» EXERCISE TASK: Repeat the data below exactly, dropping any pictures it holds.

---+---

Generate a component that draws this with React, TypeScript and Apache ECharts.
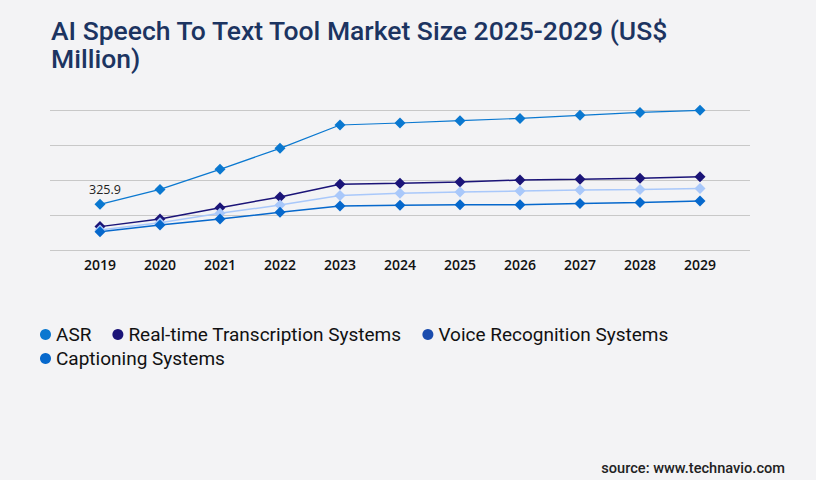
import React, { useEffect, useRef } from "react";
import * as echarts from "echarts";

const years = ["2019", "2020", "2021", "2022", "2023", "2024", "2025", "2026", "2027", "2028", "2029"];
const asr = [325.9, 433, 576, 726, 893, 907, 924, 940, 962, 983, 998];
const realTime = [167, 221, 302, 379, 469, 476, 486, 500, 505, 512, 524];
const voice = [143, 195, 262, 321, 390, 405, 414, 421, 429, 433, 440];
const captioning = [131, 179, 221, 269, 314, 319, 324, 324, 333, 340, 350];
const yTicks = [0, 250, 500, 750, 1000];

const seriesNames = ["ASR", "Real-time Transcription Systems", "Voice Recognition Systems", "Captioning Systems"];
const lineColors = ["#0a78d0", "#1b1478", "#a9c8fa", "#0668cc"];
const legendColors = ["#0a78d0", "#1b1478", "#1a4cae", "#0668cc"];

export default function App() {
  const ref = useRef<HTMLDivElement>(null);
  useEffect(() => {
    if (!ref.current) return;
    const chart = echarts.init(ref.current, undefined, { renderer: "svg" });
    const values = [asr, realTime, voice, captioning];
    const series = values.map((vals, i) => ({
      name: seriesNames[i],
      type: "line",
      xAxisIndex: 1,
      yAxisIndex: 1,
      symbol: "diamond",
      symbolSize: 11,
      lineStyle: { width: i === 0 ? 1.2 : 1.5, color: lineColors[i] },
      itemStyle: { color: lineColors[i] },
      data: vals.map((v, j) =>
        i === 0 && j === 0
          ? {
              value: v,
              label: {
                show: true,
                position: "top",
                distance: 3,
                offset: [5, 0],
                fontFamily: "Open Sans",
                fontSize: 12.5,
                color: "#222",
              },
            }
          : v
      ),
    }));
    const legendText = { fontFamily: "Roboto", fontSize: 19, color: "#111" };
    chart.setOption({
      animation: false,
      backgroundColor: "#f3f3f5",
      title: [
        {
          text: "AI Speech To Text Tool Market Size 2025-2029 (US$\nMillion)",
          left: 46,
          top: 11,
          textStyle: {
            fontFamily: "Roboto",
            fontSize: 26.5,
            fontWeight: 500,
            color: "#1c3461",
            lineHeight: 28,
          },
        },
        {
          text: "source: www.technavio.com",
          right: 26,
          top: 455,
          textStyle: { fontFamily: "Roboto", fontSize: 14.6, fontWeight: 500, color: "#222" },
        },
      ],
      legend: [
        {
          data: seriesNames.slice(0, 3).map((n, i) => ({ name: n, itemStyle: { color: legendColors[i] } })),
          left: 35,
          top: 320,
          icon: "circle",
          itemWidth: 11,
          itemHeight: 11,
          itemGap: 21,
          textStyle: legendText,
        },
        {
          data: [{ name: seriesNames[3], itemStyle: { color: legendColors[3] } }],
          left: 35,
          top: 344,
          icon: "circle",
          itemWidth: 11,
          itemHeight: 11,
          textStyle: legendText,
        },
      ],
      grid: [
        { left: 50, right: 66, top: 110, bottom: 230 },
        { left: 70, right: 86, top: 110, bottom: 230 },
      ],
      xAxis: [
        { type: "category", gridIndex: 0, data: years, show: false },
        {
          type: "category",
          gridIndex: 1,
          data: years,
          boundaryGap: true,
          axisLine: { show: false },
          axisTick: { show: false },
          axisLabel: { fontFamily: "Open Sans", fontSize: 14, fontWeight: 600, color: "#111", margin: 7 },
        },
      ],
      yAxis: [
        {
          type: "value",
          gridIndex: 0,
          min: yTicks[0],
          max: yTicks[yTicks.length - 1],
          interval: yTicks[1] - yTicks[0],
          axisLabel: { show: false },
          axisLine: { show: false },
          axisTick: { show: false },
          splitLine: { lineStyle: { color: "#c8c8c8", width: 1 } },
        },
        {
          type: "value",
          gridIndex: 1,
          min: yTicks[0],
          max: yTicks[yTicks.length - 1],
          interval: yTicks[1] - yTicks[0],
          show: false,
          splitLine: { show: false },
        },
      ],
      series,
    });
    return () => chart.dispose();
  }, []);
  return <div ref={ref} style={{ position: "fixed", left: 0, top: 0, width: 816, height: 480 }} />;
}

---+---

» COMPLETE OUTPUT:
Generate a component that draws this with React, TypeScript and Apache ECharts.
import React, { useEffect, useRef } from "react";
import * as echarts from "echarts";

const years = ["2019", "2020", "2021", "2022", "2023", "2024", "2025", "2026", "2027", "2028", "2029"];
const asr = [325.9, 433, 576, 726, 893, 907, 924, 940, 962, 983, 998];
const realTime = [167, 221, 302, 379, 469, 476, 486, 500, 505, 512, 524];
const voice = [143, 195, 262, 321, 390, 405, 414, 421, 429, 433, 440];
const captioning = [131, 179, 221, 269, 314, 319, 324, 324, 333, 340, 350];
const yTicks = [0, 250, 500, 750, 1000];

const seriesNames = ["ASR", "Real-time Transcription Systems", "Voice Recognition Systems", "Captioning Systems"];
const lineColors = ["#0a78d0", "#1b1478", "#a9c8fa", "#0668cc"];
const legendColors = ["#0a78d0", "#1b1478", "#1a4cae", "#0668cc"];

export default function App() {
  const ref = useRef<HTMLDivElement>(null);
  useEffect(() => {
    if (!ref.current) return;
    const chart = echarts.init(ref.current, undefined, { renderer: "svg" });
    const values = [asr, realTime, voice, captioning];
    const series = values.map((vals, i) => ({
      name: seriesNames[i],
      type: "line",
      xAxisIndex: 1,
      yAxisIndex: 1,
      symbol: "diamond",
      symbolSize: 11,
      lineStyle: { width: i === 0 ? 1.2 : 1.5, color: lineColors[i] },
      itemStyle: { color: lineColors[i] },
      data: vals.map((v, j) =>
        i === 0 && j === 0
          ? {
              value: v,
              label: {
                show: true,
                position: "top",
                distance: 3,
                offset: [5, 0],
                fontFamily: "Open Sans",
                fontSize: 12.5,
                color: "#222",
              },
            }
          : v
      ),
    }));
    const legendText = { fontFamily: "Roboto", fontSize: 19, color: "#111" };
    chart.setOption({
      animation: false,
      backgroundColor: "#f3f3f5",
      title: [
        {
          text: "AI Speech To Text Tool Market Size 2025-2029 (US$\nMillion)",
          left: 46,
          top: 11,
          textStyle: {
            fontFamily: "Roboto",
            fontSize: 26.5,
            fontWeight: 500,
            color: "#1c3461",
            lineHeight: 28,
          },
        },
        {
          text: "source: www.technavio.com",
          right: 26,
          top: 455,
          textStyle: { fontFamily: "Roboto", fontSize: 14.6, fontWeight: 500, color: "#222" },
        },
      ],
      legend: [
        {
          data: seriesNames.slice(0, 3).map((n, i) => ({ name: n, itemStyle: { color: legendColors[i] } })),
          left: 35,
          top: 320,
          icon: "circle",
          itemWidth: 11,
          itemHeight: 11,
          itemGap: 21,
          textStyle: legendText,
        },
        {
          data: [{ name: seriesNames[3], itemStyle: { color: legendColors[3] } }],
          left: 35,
          top: 344,
          icon: "circle",
          itemWidth: 11,
          itemHeight: 11,
          textStyle: legendText,
        },
      ],
      grid: [
        { left: 50, right: 66, top: 110, bottom: 230 },
        { left: 70, right: 86, top: 110, bottom: 230 },
      ],
      xAxis: [
        { type: "category", gridIndex: 0, data: years, show: false },
        {
          type: "category",
          gridIndex: 1,
          data: years,
          boundaryGap: true,
          axisLine: { show: false },
          axisTick: { show: false },
          axisLabel: { fontFamily: "Open Sans", fontSize: 14, fontWeight: 600, color: "#111", margin: 7 },
        },
      ],
      yAxis: [
        {
          type: "value",
          gridIndex: 0,
          min: yTicks[0],
          max: yTicks[yTicks.length - 1],
          interval: yTicks[1] - yTicks[0],
          axisLabel: { show: false },
          axisLine: { show: false },
          axisTick: { show: false },
          splitLine: { lineStyle: { color: "#c8c8c8", width: 1 } },
        },
        {
          type: "value",
          gridIndex: 1,
          min: yTicks[0],
          max: yTicks[yTicks.length - 1],
          interval: yTicks[1] - yTicks[0],
          show: false,
          splitLine: { show: false },
        },
      ],
      series,
    });
    return () => chart.dispose();
  }, []);
  return <div ref={ref} style={{ position: "fixed", left: 0, top: 0, width: 816, height: 480 }} />;
}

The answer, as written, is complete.